Hughes explains: “The three that came out in the report just relate to people who are available to reset the chillers. There were people in their operation staff onsite, and there were also people in the operations center. So that information was incorrect, but you’re right.” He asks us to put ourselves in the moment with 20 chillers posting 3 sags and all in an erroneous state. Then 13 require a manual restart, requiring the deployment of manpower across a very large site.

“You’ve got to run out onto the roof of the building to go and manually reset the chiller, and you’re on the clock”, he adds. With chillers impacted and temperatures rising, staff are having to scramble across the site to try to reset the chillers. They don’t quite get to the pod in time, leading to the thermal runaway. The answer in terms of optimization is to go to the highest load data centers – those that have the highest thermal load and highest number of racks operating to recover cooling there.

So, the focus was to recover the chillers with the highest thermal load. This amounts to a tweak on how Microsoft’s EOP is deployed, and it’s about what the system is supposed to do, which he says should have been taken care of by the software. The auto-restart should have happened, and Hughes argues that there shouldn’t have had to be any manual intervention. This has now been fixed. He believes that “you never want to deploy humans to fix problems if you get software to do it for you.” This led to an update of the chiller management system to stop the incident from occurring again.

Industry issue and risk

Ron Davis, vice president of digital infrastructure operations at the Uptime Institute, adds that it’s important to point out that these issues and the risks associated with them exist beyond the Microsoft event. “I have been involved in this sort of incident, when a power event occurred and redundant equipment failed to rotate in, and the chilled water temperature quickly increased to a level that prohibited any associated chiller(s) from starting,” he comments before adding:

“This happens. And it can potentially happen to any organization. Data center operations are critical. From a facilities standpoint, uptime and availability is a primary mission for data centers, to keep them up and running.” Then there is the issue of why the industry is experiencing a staffing shortage. He says the industry is maturing from an equipment, systems, and infrastructure perspective. Even remote monitoring and data center automation are getting better. Yet there is still a heavy reliance on the presence and activities of critical operating technicians - especially during an emergency response as outlined in the Microsoft case.

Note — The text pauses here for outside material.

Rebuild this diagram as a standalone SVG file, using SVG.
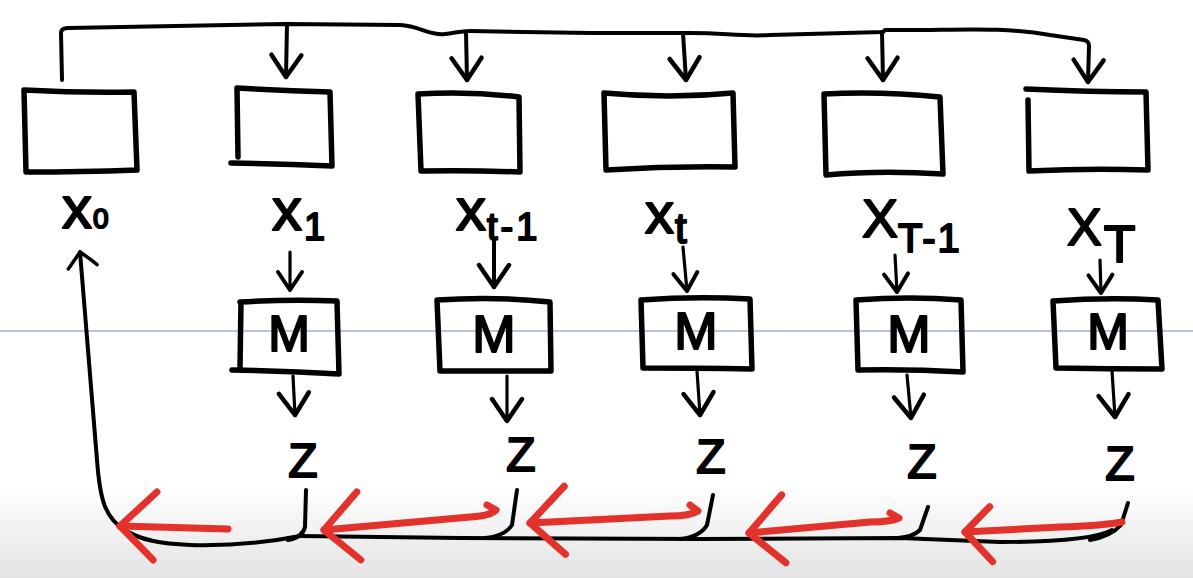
<svg xmlns="http://www.w3.org/2000/svg" width="1193" height="578" viewBox="0 0 1193 578">
<defs>
<style>
.bx{fill:none;stroke:#000;stroke-width:5.5;stroke-linejoin:round;stroke-linecap:round}
.ln{fill:none;stroke:#000;stroke-width:4;stroke-linecap:round;stroke-linejoin:round}
.thin{fill:none;stroke:#000;stroke-width:3.2;stroke-linecap:round;stroke-linejoin:round}
.red{fill:none;stroke:#e3312b;stroke-width:7;stroke-linecap:round;stroke-linejoin:round}
.t{font-family:"Liberation Sans",Arial,sans-serif;fill:#000;stroke:#000;stroke-width:2;stroke-linejoin:round}
</style>
<linearGradient id="floor" x1="0" y1="485" x2="0" y2="578" gradientUnits="userSpaceOnUse">
<stop offset="0" stop-color="#ffffff"/>
<stop offset="1" stop-color="#e3e3e3"/>
</linearGradient>
<marker id="ah" markerUnits="userSpaceOnUse" orient="auto" overflow="visible" markerWidth="1" markerHeight="1">
<path d="M-22,-15 L0,0 L-22,15" fill="none" stroke="#000" stroke-width="4.5" stroke-linecap="round" stroke-linejoin="round"/>
</marker>
<marker id="ahs" markerUnits="userSpaceOnUse" orient="auto" overflow="visible" markerWidth="1" markerHeight="1">
<path d="M-18,-12 L0,0 L-18,12" fill="none" stroke="#000" stroke-width="4" stroke-linecap="round" stroke-linejoin="round"/>
</marker>
<marker id="ahu" markerUnits="userSpaceOnUse" orient="auto" overflow="visible" markerWidth="1" markerHeight="1">
<path d="M-16,-13 L0,0 Q-8,10 -14,16" fill="none" stroke="#000" stroke-width="3.5" stroke-linecap="round" stroke-linejoin="round"/>
</marker>
<marker id="ahr" markerUnits="userSpaceOnUse" orient="auto" overflow="visible" markerWidth="1" markerHeight="1">
<path d="M-34,-33 L0,0 L-36,35" fill="none" stroke="#e3312b" stroke-width="7" stroke-linecap="round" stroke-linejoin="round"/>
</marker>
<marker id="ahr2" markerUnits="userSpaceOnUse" orient="auto" overflow="visible" markerWidth="1" markerHeight="1">
<path d="M-26,-31 L0,0 L-26,24" fill="none" stroke="#e3312b" stroke-width="7" stroke-linecap="round" stroke-linejoin="round"/>
</marker>
</defs>

<rect width="1193" height="578" fill="#ffffff"/>
<rect x="0" y="485" width="1193" height="93" fill="url(#floor)"/>
<line x1="0" y1="331" x2="1193" y2="331" stroke="#b9c5d6" stroke-width="2"/>

<g id="connectors">
<path class="ln" d="M62,80 L61,33 Q61,28 68,28 L287,24 L400,25 C420,26 430,36 445,34 C455,33 460,31 470,31 L590,33 L682,33 C720,32 740,37 770,35 L883,32 L885,30 C950,31 1000,26 1050,35 L1084,40 Q1089,41 1089,46 L1088,82" marker-end="url(#ah)"/>
<path class="ln" d="M287,24 L286,77" marker-end="url(#ah)"/>
<path class="ln" d="M466,32 L467,80" marker-end="url(#ah)"/>
<path class="ln" d="M683,33 L686,80" marker-end="url(#ah)"/>
<path class="ln" d="M882,32 L883,80" marker-end="url(#ah)"/>
<path class="thin" d="M290,252 L290,290" marker-end="url(#ahs)"/>
<path class="ln" d="M494,240 L494,287" marker-end="url(#ah)"/>
<path class="thin" d="M683,247 L687,291" marker-end="url(#ahs)"/>
<path class="thin" d="M895,255 L897,292" marker-end="url(#ahs)"/>
<path class="thin" d="M1100,260 L1101,293" marker-end="url(#ahs)"/>
<path class="thin" d="M293,376 L295,415" marker-end="url(#ah)"/>
<path class="thin" d="M507,376 L507,421" marker-end="url(#ah)"/>
<path class="thin" d="M697,371 L700,415" marker-end="url(#ah)"/>
<path class="thin" d="M907,375 L911,418" marker-end="url(#ah)"/>
<path class="thin" d="M1112,371 L1115,417" marker-end="url(#ah)"/>
<path class="ln" d="M300,536 C270,542 230,546 190,545 C160,544 140,540 125,530 C105,518 100,500 97,460 L80,252" marker-end="url(#ahu)"/>
<path class="ln" d="M300,536 L460,538 L700,539 L900,538 L1000,542 Q1090,542 1112,530"/>
<path class="ln" d="M306,490 L305,527 Q303,537 288,540"/>
<path class="ln" d="M517,490 L512,525 Q505,536 485,538"/>
<path class="ln" d="M713,495 L707,525 Q700,537 680,539"/>
<path class="ln" d="M928,507 L920,530 Q913,537 898,538"/>
<path class="ln" d="M1128,503 L1121,525 Q1110,537 1090,540"/>
<path class="red" d="M228,529 L120,526" marker-end="url(#ahr)"/>
<path class="red" d="M487,505 L496,510 Q490,516 470,517 L324,530" marker-end="url(#ahr)"/>
<path class="red" d="M690,505 L698,511 Q690,516 670,516 L530,523" marker-end="url(#ahr)"/>
<path class="red" d="M890,513 L899,518 Q890,522 870,522 L749,533" marker-end="url(#ahr)"/>
<path class="red" d="M1122,522 Q1100,526 1060,527 L965,532" marker-end="url(#ahr2)"/>
</g>

<g id="box0">
<path class="bx" d="M24,90 Q80,93 134,92 L137,170 Q80,172 26,172 Z"/>
<text class="t" x="62" y="228" font-size="60">x<tspan font-size="28" dx="1">0</tspan></text>
</g>
<g id="box1">
<path class="bx" d="M238,157 L237,88 Q285,91 330,92 L332,166 Q280,164 231,163"/>
<text class="t" x="272" y="230" font-size="60">x<tspan font-size="38" dx="2" dy="10">1</tspan></text>
</g>
<g id="box2">
<path class="bx" d="M418,94 Q470,91 519,97 L520,172 Q470,170 421,171 Z"/>
<text class="t" x="456" y="230" font-size="60">x<tspan font-size="38" dx="1" dy="10" letter-spacing="3">t-1</tspan></text>
</g>
<g id="box3">
<path class="bx" d="M604,93 Q670,99 733,93 L735,167 Q670,166 606,170 Z"/>
<text class="t" x="645" y="233" font-size="58">x<tspan font-size="42" dx="1" dy="10">t</tspan></text>
</g>
<g id="box4">
<path class="bx" d="M824,94 Q880,91 940,97 L943,174 Q880,170 826,175 Z"/>
<text class="t" x="862" y="237" font-size="54">X<tspan font-size="40" dx="0" dy="15" letter-spacing="2">T-1</tspan></text>
</g>
<g id="box5">
<path class="bx" d="M1026,89 Q1090,92 1146,92 L1148,170 Q1090,168 1029,171 L1028,100"/>
<text class="t" x="1067" y="245" font-size="52">X<tspan font-size="52" dx="2" dy="17">T</tspan></text>
</g>

<g id="m1">
<path class="bx" d="M240,302 Q290,299 337,301 L339,374 Q290,371 232,370 M241,302 L240,368"/>
<text class="t" x="289" y="351" font-size="50" text-anchor="middle">M</text>
</g>
<g id="m2">
<path class="bx" d="M437,300 Q495,296 550,302 L551,371 Q495,371 440,371 Z"/>
<text class="t" x="494" y="352" font-size="52" text-anchor="middle">M</text>
</g>
<g id="m3">
<path class="bx" d="M641,300 Q695,296 750,299 L752,369 Q695,368 643,368 Z"/>
<text class="t" x="696" y="349" font-size="52" text-anchor="middle">M</text>
</g>
<g id="m4">
<path class="bx" d="M856,300 Q910,296 961,300 L963,372 Q910,369 858,370 Z"/>
<text class="t" x="909" y="352" font-size="52" text-anchor="middle">M</text>
</g>
<g id="m5">
<path class="bx" d="M1053,301 Q1108,297 1158,300 L1162,369 Q1108,369 1056,368 Z"/>
<text class="t" x="1108" y="349" font-size="50" text-anchor="middle">M</text>
</g>

<g id="z1"><text class="t" x="303" y="477" font-size="48" text-anchor="middle">Z</text></g>
<g id="z2"><text class="t" x="521" y="471" font-size="48" text-anchor="middle">Z</text></g>
<g id="z3"><text class="t" x="711" y="473" font-size="48" text-anchor="middle">Z</text></g>
<g id="z4"><text class="t" x="922" y="478" font-size="48" text-anchor="middle">Z</text></g>
<g id="z5"><text class="t" x="1120" y="480" font-size="48" text-anchor="middle">Z</text></g>
</svg>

Davis adds: “At Uptime, we have been doing operational assessments for over a decade, including those related to our Management and Operations stamp of approval, and our Tier Certification of Operational Sustainability. During those assessments, we weigh staffing and organization quite highly.”

Optimal staffing levels

As for whether there were sufficient staff onsite during the Microsoft outage, and what should be the optimal number of staff present, John Booth, Managing Director of Carbon3IT Ltd, and Chair of the Energy Efficiency Group of the Data Centre Alliance, says it very much depends on the design and scale of the data center, as well as on the level of automation for monitoring and maintenance. Data centers are also often reliant on outsourced personnel for specific maintenance and emergency tasks and offer a 4-hour response. Beyond this, he suggests there is a need for more information to determine whether 7 staff were sufficient but admits that 3 members of staff are usually the norm for a night shift, “with perhaps more during the day depending on the rate of churn of equipment.”

Davis adds that there is no reliable rule of thumb because each and every organization and site is different. However, there are generally accepted staff calculation techniques that can determine the right staffing levels for a particular data center site. As for the Microsoft incident, he’d need to formally do the calculations to decide whether 3 or 7 technicians were sufficient. It’s otherwise just a guess.

He adds: “I am sure Microsoft has gone through this; any well-developed operating programs must perform these calculations. This is something we look for during our assessments: have they done the staff calculations that are necessary? Some of the factors to include in the calculations are shift presence requirements – what is the number of technicians required to be on-site at all times, in order to do system checks and perform emergency response? Another key consideration is site equipment, systems, and infrastructure: what maintenance hours are required for associated planned, corrective, and other maintenance? Any staffing calculation considers all of these factors and more, including in-house resources and contractors as well.”

Grid Transmission
– Sebastian Moss

Microsoft: Advocate of EOPs

“From what I know of Microsoft, they are a big advocate for emergency operating procedures and correlating operational drills. The properly scripted EOP, used during the performance of a well-developed operational drill may have supported the staff in this effort, and/or perhaps identified the need for more staffing in the event of such an incident.”

Microsoft had emergency operating procedures (EOPs) in place. They have learnt from this incident and amended their EOPs. They are where organizations need to start, and they should examine testing and drill scenarios. A data center’s best protection is, says Davis, a significant EOP library, based on potential incidents that can occur.

He believes that the Microsoft team did their best and suggests that they deserve all the support available as these situations are very stressful. This support should come in the form of all the training, tools, and documentation an organization can provide them. He is confident that Microsoft is considering all of the lessons learned and adjusting their practices accordingly.

As to whether staffing levels could be attributed to outages, it’s entirely possible, but that might not have been the sole cause in Microsoft’s case as Booth believes there was a basic design flaw. He thinks an electrical power sag should have triggered backup generators to provide power to all services to prevent the cooling systems from failing. There should therefore be an improved integrated systems test, which is where you test every system under a range of external emergency events. The test program should therefore include the failure of the chillers and any applicable recovery procedures.